The world's cleanest AutoML library ✨ - Do hyperparameter tuning with the right pipeline abstractions to write clean deep learning production pipelines. Let your pipeline steps have hyperparameter spaces. Design steps in your pipeline like components. Compatible with Scikit-Learn, TensorFlow, and most other libraries, frameworks and MLOps environments.
https://www.neuraxle.org/
Apache License 2.0
608 stars 62 forks source link

Recursive dict compress feature #502

Closed Rohith295 closed 2 years ago

Rohith295 commented 3 years ago

What it is

My pull request does: This change will try to compress the flat list of hyperparams, into a more structured representation. Please refer the following issue #486 for more information. I haven't added any tests for now, i wanted to make sure this implementation is reviewed.

How it works

I coded it this way: Current implementation will try to read the all_hps = pipeline.get_hyperparams() output and try to compress this particular output into more structured and readable format.

Example usage

Here is how you can use this new code as a end user:

Note: 
Please make dimensions and types clear to the reader.
E.g.: in the event fictious data is processed in this code example.
>>>all_hps = pipeline.get_hyperparams()\
>>>all_hps_shortened = all_hps.compress()
>>>print(type(all_hps_shortened))
...<class 'neuraxle.hyperparams.space.CompressedHyperparameterSamples'>
>>>pprint(all_hps_shortened)
...[
    {

        "step_name": "step1",
        "hyperparams": {'copy': True, 'iterated_power': 'auto'},
        "ancestor_steps": ["root"]
    },
    {

        "step_name": "step2",
        "hyperparams": {'copy': True, 'iterated_power': 'auto'},
        "ancestor_steps": ["root"]
    }

]
cla-bot[bot] commented 3 years ago

Thank you for your pull request and welcome to our community. We could not parse the GitHub identity of the following contributors: Rohith Rangaraju. This is most likely caused by a git client misconfiguration; please make sure to:

  1. check if your git client is configured with an email to sign commits git config --list | grep email
  2. If not, set it up using git config --global user.email email@example.com
  3. Make sure that the git commit email is configured in your GitHub account settings, see https://github.com/settings/emails
Rohith295 commented 3 years ago

@guillaume-chevalier I have followed all the steps as mentioned for configuring my email address as part of signing commits with email address. It still fails.
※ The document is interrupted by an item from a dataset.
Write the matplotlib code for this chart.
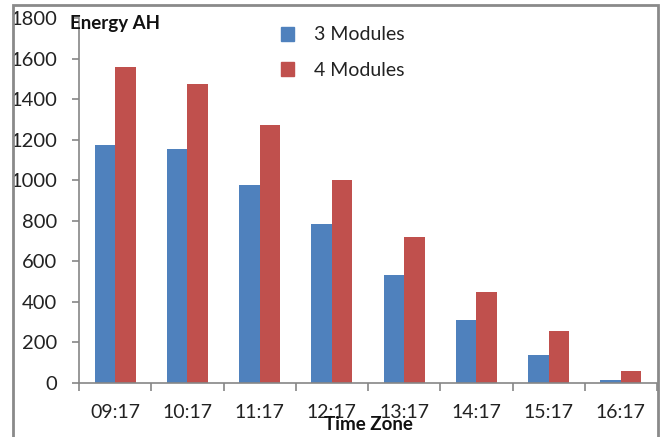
import matplotlib
matplotlib.use("Agg")
import matplotlib.pyplot as plt
from matplotlib.patches import Rectangle, Patch
import numpy as np

times = ["09:17", "10:17", "11:17", "12:17", "13:17", "14:17", "15:17", "16:17"]
modules_3 = [1175, 1155, 978, 787, 535, 312, 139, 17]
modules_4 = [1560, 1475, 1275, 1000, 719, 447, 259, 60]
series_labels = ["3 Modules", "4 Modules"]
y_ticks = [0, 200, 400, 600, 800, 1000, 1200, 1400, 1600, 1800]

BLUE = "#4F81BD"
RED = "#C0504D"
AXIS_GRAY = "#868686"

plt.rcParams["font.family"] = ["Lato", "DejaVu Sans"]

W, H = 664, 437
fig = plt.figure(figsize=(W / 100, H / 100), dpi=100)
ax = fig.add_axes([79 / W, 1 - 383 / H, (657 - 79) / W, (383 - 18.3) / H])

x = np.arange(len(times))
bw = 0.284
ax.bar(x - bw / 2, modules_3, width=bw, color=BLUE, label=series_labels[0])
ax.bar(x + bw / 2, modules_4, width=bw, color=RED, label=series_labels[1])

ax.set_xlim(-0.5, len(times) - 0.5)
ax.set_ylim(0, 1800)
ax.set_yticks(y_ticks)
ax.set_xticks(x)
ax.set_xticklabels(times)
ax.set_xticks(np.arange(len(times) + 1) - 0.5, minor=True)

for side in ("top", "right"):
    ax.spines[side].set_visible(False)
for side in ("left", "bottom"):
    ax.spines[side].set_color(AXIS_GRAY)
    ax.spines[side].set_linewidth(1.2)

ax.tick_params(axis="y", direction="out", length=5, width=1.2, color=AXIS_GRAY,
               labelsize=14.5, pad=11, labelcolor="#222222")
ax.tick_params(axis="x", which="major", length=0, labelsize=14, pad=15,
               labelcolor="#222222")
ax.tick_params(axis="x", which="minor", direction="out", length=6, width=1.2,
               color=AXIS_GRAY)

fig.text(70 / W, 1 - 24 / H, "Energy AH", fontsize=13.5, fontweight="bold",
         ha="left", va="center", color="#111111")
fig.text(368 / W, 1 - 424 / H, "Time Zone", fontsize=13.5, fontweight="bold",
         ha="center", va="center", color="#111111")

handles = [Patch(color=BLUE), Patch(color=RED)]
fig.legend(handles, series_labels, loc="upper left",
           bbox_to_anchor=(263 / W, 1 - 9 / H), frameon=False, fontsize=14,
           handlelength=0.7, handleheight=0.7, handletextpad=1.0,
           labelspacing=0.95, labelcolor="#222222")

# chart-area frame
fig.patches.append(Rectangle((13 / W, -0.05), (658 - 13) / W, 1.05 - 5 / H,
                             transform=fig.transFigure, fill=False,
                             edgecolor="#8a8a8a", linewidth=2))

fig.savefig("out.png", dpi=100)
guillaume-chevalier commented 3 years ago

Hi @Rohith295, I see that your new commits seems to be properly configured. The CLA-BOT seems to still bug because that the first commit remained unidentified and was not recommited. I know for sure however that this contribution is yours as per our discussion this weekend, and you also have signed the CLA and I can confirm that it is you as well, so the PR could still be merged. Let's ignore the CLA-BOT for now. I'll proceed to the code review. Thank you !

Rohith295 commented 3 years ago

Here is your review !

An usage example with a test would be very good. 

Thank you!

Yes, I will be adding as part of the unit tests.
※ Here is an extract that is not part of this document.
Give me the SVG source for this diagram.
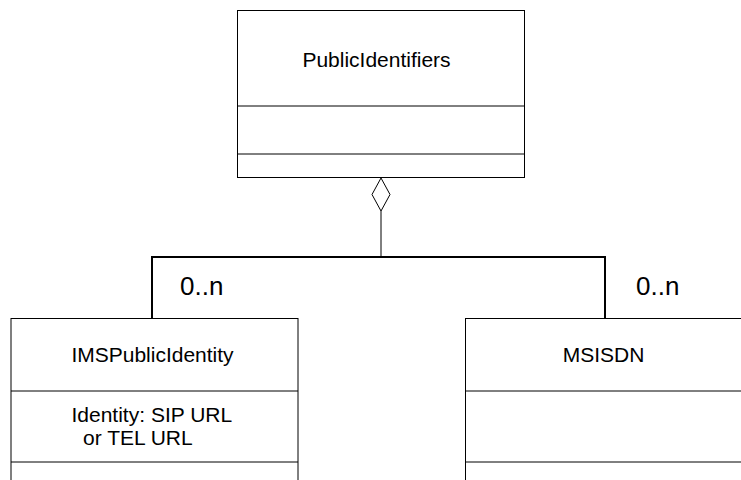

pull-checklist[bot] commented 3 years ago

New contributor? Ensure you do this.

cla-bot[bot] commented 3 years ago

Thank you for your pull request and welcome to our community. We could not parse the GitHub identity of the following contributors: Rohith Rangaraju. This is most likely caused by a git client misconfiguration; please make sure to:

  1. check if your git client is configured with an email to sign commits git config --list | grep email
  2. If not, set it up using git config --global user.email email@example.com
  3. Make sure that the git commit email is configured in your GitHub account settings, see https://github.com/settings/emails
cla-bot[bot] commented 3 years ago

Thank you for your pull request and welcome to our community. We could not parse the GitHub identity of the following contributors: Rohith Rangaraju. This is most likely caused by a git client misconfiguration; please make sure to:

  1. check if your git client is configured with an email to sign commits git config --list | grep email
  2. If not, set it up using git config --global user.email email@example.com
  3. Make sure that the git commit email is configured in your GitHub account settings, see https://github.com/settings/emails
cla-bot[bot] commented 3 years ago

Thank you for your pull request and welcome to our community. We could not parse the GitHub identity of the following contributors: Rohith Rangaraju. This is most likely caused by a git client misconfiguration; please make sure to:

  1. check if your git client is configured with an email to sign commits git config --list | grep email
  2. If not, set it up using git config --global user.email email@example.com
  3. Make sure that the git commit email is configured in your GitHub account settings, see https://github.com/settings/emails
cla-bot[bot] commented 3 years ago

Thank you for your pull request and welcome to our community. We could not parse the GitHub identity of the following contributors: Rohith Rangaraju. This is most likely caused by a git client misconfiguration; please make sure to:

  1. check if your git client is configured with an email to sign commits git config --list | grep email
  2. If not, set it up using git config --global user.email email@example.com
  3. Make sure that the git commit email is configured in your GitHub account settings, see https://github.com/settings/emails
Rohith295 commented 3 years ago

Unit tests are in progress

cla-bot[bot] commented 3 years ago

Thank you for your pull request and welcome to our community. We could not parse the GitHub identity of the following contributors: Rohith Rangaraju. This is most likely caused by a git client misconfiguration; please make sure to:

  1. check if your git client is configured with an email to sign commits git config --list | grep email
  2. If not, set it up using git config --global user.email email@example.com
  3. Make sure that the git commit email is configured in your GitHub account settings, see https://github.com/settings/emails
Rohith295 commented 3 years ago

@guillaume-chevalier updated PR with tests aswell.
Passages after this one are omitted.